Not unlike their private money counterparts, hard money lenders are not employed by traditional institutions (banks and mortgage companies); however, they aren’t simply friends or family members either. Instead, hard money lenders reside in a middle-ground, of sorts. More specifically, hard money lenders are semi-institutional lenders that are typically licensed to lend money to investors. And, not unlike private money lenders, hard money lenders provide short-term, high-rate loans with fees that allow investors to purchase and rehab properties. As you can see, the differences are subtle, but they are differences, nonetheless.

Despite what their name may suggest, hard money lenders are anything but. In fact, obtaining hard money is relatively easy. Compared to a traditional lender, hard money lenders have a lot fewer “hoops to jump through.” They are also a lot less strict and much more reliable. For instance, hard money lenders don’t determine a borrower’s “worthiness” based on their credit history, but rather on the asset in question. As asset-based lenders, hard money lenders will typically decide if they want to lend to someone based on the viability of the deal they came to them with. If they are presented with a promising deal, the money is as good as yours; if not, you might need to move on.

Fees for borrowing hard money are often high, sometimes as high as 15 percent with an additional five points (an additional upfront percentage fee). For the sake of comparison, traditional lenders offer interest rates somewhere in the neighborhood of four percent, but I digress. Don’t let the high rates scare you away. I maintain that the cost of doing business with a hard money lender is well worth it. Not only will you gain access to the capital you need, but you will also gain the same advantages offered by private money: a cash offering, speed of implementation and less exposure to risk — all of which are invaluable in today’s investor landscape. Better yet, a good rapport with your hard money lender could turn into more borrowing options down the road.

Seller Financing

As a departure from the previous two options, seller financing doesn’t rely on an outside lender, but rather one that has a stake in the deal at hand. As its name would suggest, seller financing will have the seller of a home offer the buyer an option to fund the purchase. More specifically, the seller of the property will agree to accept all or part of the purchase price in what are essentially monthly installments (the buyer is borrowing money from the seller, not a bank).

Seller financing has become synonymous with the easiest and most cost-effective methods of funding a real estate deal. That said, the tricky part isn’t negotiating terms, but rather convincing the seller to do so. More often than not, sellers reject the idea of seller financing because they aren’t familiar with the concept.

It may be difficult, but it’s not impossible. First, they have to agree to accept 100 percent of the purchase price. Then, it’s up to you to convince them that your efforts to flip the property will take place in less than 12 months. Doing so should provide them with peace-of-mind — peace-of-mind that they won’t have to wait long to receive their payment in full.

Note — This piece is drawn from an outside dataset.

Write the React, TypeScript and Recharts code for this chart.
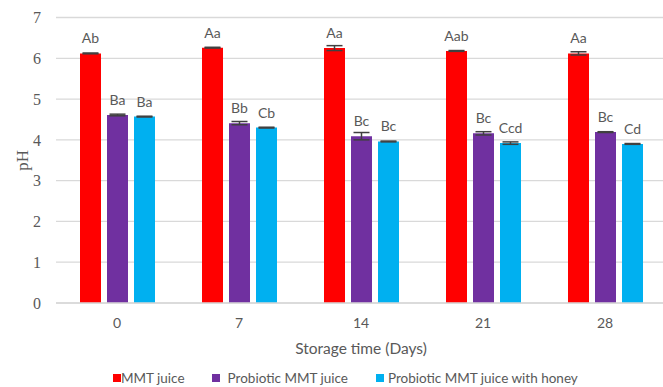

If you are able to negotiate seller financing, you could find yourself with a few added benefits. For instance, it’s entirely possible to negotiate a deal with zero money down. The seller could even offer you favorable terms; those you wouldn’t find when finding a real estate deal through other means.

The Alternative Approach

Funding a real estate deal doesn’t need to take place through traditional means. While it’s entirely possible to purchase your first deal with a loan from a bank, you will find that the alternative approach is often better. Specifically, hard money and private money are often an investor’s best friend. With the right lenders on your side, it’s not only possible to purchase your first deal, but also many more down the road. Don’t make the mistake of thinking your only course of action is through an institutional lender, and be sure exercise every option at your disposal. You could find that it’s the smartest choice you have ever made.